One distinct feature of the war against West Bank civilians is that a significant amount of the violence is being perpetrated by Israeli settlers, armed with military-grade weapons by the government—a de facto citizen militia under the watchful eye and protection of the IOF.
This is what Israel’s war on the West Bank looks like. It is a war of ethnic cleansing and annexation in which children are routinely shot. And in which the violence inflicted on a civilian population is perversely overshadowed if not erased by the exponentially worse violence in Gaza.
I texted my al–Bireh friend a few days ago to ask about the boy.
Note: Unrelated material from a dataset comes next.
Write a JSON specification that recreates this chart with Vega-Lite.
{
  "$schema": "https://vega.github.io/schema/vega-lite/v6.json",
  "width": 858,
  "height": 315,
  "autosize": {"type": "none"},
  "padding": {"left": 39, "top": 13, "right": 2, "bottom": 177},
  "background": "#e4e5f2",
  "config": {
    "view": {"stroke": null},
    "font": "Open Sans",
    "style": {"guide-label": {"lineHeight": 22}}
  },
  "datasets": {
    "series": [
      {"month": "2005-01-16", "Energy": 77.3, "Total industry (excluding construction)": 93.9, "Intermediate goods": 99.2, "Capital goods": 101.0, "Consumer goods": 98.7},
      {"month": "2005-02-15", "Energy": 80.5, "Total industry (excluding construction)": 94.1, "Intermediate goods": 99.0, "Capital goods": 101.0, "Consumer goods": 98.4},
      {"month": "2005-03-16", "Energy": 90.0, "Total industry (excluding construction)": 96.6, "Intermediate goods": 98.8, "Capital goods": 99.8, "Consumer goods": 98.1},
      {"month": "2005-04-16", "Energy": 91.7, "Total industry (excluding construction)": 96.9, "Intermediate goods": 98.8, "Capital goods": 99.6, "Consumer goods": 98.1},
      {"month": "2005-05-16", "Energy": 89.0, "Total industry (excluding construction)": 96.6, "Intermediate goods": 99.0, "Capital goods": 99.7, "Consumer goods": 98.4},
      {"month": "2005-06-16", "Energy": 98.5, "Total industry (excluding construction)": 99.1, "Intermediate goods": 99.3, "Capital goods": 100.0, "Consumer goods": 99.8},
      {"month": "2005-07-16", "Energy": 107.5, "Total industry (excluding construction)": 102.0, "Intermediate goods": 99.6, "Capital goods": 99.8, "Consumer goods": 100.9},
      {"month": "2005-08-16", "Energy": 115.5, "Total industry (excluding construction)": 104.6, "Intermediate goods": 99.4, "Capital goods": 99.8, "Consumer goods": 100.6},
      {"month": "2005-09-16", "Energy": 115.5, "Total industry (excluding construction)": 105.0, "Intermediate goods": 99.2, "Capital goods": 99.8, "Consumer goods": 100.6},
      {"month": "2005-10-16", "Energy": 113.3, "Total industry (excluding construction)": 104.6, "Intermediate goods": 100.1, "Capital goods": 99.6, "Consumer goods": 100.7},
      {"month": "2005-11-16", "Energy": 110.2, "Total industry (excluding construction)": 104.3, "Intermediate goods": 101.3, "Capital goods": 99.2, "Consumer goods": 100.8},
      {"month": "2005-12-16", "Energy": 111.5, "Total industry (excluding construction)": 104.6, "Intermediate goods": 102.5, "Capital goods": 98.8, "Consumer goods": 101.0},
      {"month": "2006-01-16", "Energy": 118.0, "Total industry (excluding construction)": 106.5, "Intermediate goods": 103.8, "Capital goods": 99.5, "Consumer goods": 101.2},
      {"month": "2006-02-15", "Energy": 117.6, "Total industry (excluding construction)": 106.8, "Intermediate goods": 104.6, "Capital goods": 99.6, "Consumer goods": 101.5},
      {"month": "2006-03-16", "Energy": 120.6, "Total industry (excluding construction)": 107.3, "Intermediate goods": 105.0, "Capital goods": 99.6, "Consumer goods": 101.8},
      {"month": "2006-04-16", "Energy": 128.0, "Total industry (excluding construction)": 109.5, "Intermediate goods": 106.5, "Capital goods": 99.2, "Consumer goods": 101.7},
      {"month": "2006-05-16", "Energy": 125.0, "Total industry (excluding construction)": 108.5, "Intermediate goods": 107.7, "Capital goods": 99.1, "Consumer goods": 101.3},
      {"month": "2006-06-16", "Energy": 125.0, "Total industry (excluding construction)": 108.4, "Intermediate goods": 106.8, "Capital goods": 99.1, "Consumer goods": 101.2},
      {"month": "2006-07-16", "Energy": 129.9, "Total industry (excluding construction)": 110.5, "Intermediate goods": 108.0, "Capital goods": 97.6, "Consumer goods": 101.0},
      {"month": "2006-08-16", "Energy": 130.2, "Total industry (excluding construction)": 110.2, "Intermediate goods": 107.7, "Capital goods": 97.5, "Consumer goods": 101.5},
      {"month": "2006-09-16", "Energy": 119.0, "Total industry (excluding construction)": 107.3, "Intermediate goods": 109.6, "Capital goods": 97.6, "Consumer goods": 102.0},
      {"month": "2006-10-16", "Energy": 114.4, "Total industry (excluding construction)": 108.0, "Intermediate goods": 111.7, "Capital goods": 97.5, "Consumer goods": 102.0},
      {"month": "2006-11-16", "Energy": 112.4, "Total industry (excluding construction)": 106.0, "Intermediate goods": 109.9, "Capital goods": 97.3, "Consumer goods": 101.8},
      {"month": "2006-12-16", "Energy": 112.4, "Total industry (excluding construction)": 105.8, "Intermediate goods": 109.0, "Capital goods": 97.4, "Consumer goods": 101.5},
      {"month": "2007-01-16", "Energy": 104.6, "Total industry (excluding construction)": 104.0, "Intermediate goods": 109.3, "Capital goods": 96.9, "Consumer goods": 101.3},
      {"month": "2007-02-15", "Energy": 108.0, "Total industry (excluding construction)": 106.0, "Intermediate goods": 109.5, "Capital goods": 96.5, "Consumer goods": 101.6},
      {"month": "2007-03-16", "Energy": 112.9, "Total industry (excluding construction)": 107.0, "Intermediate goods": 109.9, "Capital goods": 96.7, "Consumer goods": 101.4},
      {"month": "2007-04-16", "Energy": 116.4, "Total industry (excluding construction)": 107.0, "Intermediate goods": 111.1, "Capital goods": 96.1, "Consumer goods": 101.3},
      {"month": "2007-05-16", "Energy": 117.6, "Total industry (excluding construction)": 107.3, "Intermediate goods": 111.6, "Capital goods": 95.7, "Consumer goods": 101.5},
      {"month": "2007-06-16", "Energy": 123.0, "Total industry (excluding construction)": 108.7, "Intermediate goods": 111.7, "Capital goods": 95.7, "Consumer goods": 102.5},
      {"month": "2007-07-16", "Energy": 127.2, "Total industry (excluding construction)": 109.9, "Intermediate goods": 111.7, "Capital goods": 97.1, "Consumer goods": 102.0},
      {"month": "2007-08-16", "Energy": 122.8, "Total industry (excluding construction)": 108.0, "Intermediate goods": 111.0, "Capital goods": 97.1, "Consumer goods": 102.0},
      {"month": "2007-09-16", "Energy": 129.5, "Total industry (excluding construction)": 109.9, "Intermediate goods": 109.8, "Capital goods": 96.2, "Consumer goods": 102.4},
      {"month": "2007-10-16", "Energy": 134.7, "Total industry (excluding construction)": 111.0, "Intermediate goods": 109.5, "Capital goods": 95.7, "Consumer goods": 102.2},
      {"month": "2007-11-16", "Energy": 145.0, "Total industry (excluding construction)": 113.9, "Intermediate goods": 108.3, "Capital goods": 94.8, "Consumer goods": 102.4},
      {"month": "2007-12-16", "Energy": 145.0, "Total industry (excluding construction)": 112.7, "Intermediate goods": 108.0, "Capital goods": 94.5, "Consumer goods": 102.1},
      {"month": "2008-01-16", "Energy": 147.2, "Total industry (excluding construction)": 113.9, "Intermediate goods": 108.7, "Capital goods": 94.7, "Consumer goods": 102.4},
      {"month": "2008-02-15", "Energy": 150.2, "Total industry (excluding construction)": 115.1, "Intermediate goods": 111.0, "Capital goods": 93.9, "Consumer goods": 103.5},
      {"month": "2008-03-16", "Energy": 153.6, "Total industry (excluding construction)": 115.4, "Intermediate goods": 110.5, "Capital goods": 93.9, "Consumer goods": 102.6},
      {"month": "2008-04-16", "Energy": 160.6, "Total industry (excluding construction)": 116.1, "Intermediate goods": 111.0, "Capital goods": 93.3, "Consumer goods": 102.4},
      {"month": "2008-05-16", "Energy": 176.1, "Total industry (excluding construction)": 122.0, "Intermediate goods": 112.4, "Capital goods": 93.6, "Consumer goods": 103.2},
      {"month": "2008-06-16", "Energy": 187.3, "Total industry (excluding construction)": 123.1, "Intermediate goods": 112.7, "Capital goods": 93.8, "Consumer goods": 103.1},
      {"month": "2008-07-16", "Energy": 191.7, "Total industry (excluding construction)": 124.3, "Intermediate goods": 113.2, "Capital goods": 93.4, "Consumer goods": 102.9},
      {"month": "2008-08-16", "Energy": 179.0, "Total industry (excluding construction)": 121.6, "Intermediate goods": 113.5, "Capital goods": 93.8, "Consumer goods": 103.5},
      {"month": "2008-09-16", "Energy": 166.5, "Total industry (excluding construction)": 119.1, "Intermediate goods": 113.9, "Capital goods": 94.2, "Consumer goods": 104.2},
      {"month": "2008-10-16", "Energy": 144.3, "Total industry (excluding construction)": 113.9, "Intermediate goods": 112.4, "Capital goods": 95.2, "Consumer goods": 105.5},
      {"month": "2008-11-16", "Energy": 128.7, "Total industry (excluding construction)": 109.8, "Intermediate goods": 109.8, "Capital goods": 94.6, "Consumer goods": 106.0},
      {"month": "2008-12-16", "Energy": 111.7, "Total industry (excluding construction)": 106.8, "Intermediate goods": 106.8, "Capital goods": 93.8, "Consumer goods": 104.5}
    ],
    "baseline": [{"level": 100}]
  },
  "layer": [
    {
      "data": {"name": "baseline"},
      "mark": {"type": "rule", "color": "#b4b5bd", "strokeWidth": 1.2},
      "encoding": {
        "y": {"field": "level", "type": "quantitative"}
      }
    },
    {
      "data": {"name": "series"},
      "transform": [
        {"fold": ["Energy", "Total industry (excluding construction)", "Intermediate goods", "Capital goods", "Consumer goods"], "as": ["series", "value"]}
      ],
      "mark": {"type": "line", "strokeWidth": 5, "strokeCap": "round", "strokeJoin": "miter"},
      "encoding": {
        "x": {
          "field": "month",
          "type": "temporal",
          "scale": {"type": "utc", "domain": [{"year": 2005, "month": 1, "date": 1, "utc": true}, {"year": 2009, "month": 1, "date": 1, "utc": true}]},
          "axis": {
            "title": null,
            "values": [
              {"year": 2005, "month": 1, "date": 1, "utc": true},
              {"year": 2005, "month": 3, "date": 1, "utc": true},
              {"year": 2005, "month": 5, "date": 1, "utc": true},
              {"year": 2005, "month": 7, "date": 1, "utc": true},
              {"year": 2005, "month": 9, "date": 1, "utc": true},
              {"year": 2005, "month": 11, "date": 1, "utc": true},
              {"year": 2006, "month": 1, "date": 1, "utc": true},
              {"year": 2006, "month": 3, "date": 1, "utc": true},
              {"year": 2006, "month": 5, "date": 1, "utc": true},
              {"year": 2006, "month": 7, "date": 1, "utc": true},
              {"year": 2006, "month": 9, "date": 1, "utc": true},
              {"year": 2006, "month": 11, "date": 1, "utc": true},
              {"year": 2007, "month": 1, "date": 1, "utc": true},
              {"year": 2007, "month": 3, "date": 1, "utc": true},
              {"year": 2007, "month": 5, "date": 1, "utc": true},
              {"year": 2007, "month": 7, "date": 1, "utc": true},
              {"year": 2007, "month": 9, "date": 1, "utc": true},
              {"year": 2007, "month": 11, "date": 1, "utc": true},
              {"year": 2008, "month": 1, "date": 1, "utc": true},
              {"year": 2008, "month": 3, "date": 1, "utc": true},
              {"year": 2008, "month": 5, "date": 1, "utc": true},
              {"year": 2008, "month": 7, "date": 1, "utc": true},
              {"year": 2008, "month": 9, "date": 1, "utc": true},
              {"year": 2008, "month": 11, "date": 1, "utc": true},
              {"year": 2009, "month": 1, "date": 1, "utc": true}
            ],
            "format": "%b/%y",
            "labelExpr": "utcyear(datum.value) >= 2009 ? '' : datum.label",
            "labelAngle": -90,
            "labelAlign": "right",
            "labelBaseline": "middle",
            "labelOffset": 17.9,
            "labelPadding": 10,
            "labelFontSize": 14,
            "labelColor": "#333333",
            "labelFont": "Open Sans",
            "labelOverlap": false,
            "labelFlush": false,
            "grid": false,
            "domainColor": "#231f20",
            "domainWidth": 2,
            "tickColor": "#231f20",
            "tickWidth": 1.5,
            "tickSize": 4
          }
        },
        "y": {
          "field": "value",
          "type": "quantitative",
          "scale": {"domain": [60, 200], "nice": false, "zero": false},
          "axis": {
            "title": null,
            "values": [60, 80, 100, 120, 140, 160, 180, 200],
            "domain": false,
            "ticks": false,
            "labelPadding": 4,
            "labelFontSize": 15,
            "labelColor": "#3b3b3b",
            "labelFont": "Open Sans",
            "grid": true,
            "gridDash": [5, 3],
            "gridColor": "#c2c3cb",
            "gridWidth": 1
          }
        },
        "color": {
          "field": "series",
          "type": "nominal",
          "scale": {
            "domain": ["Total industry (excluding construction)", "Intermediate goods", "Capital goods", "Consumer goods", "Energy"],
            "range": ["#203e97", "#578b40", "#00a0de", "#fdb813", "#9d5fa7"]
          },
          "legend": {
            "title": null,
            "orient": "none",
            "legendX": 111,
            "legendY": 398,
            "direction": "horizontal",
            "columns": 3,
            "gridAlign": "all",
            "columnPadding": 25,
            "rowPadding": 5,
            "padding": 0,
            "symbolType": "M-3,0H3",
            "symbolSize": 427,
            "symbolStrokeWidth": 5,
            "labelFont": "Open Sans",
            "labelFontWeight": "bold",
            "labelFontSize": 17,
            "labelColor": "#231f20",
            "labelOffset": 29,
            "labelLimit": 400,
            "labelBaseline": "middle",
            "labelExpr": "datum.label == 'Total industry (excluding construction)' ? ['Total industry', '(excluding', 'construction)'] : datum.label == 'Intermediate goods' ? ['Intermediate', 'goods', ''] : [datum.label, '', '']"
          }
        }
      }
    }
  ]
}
Her reply, across the nine timezones that separate us, was almost immediate: “He survived, thank God.” But she had no other details.
One way or another this boy, named but whose name I never learned, son and probably a sibling, will now walk among countless others like him. Does the fragile body of a child ever fully recover from the damage inflicted by the bullet of a sniper’s rifle—to say nothing of the damage to his mind?
If citizens in the West do not understand that Israel is conducting a war against the people of the West Bank, the Palestinians who live there certainly do. They understand quite well that Israel is intent upon finishing their conquest of the land and people of Palestine.
As I was told over and over again back in April, “When they are finished with Gaza they will come for us.” They have already started.
It is with this in mind that I begin publishing West Bank Alerts—updates from Israel’s war on the West Bank. Each, like this one, will be in effect a dispatch from the front.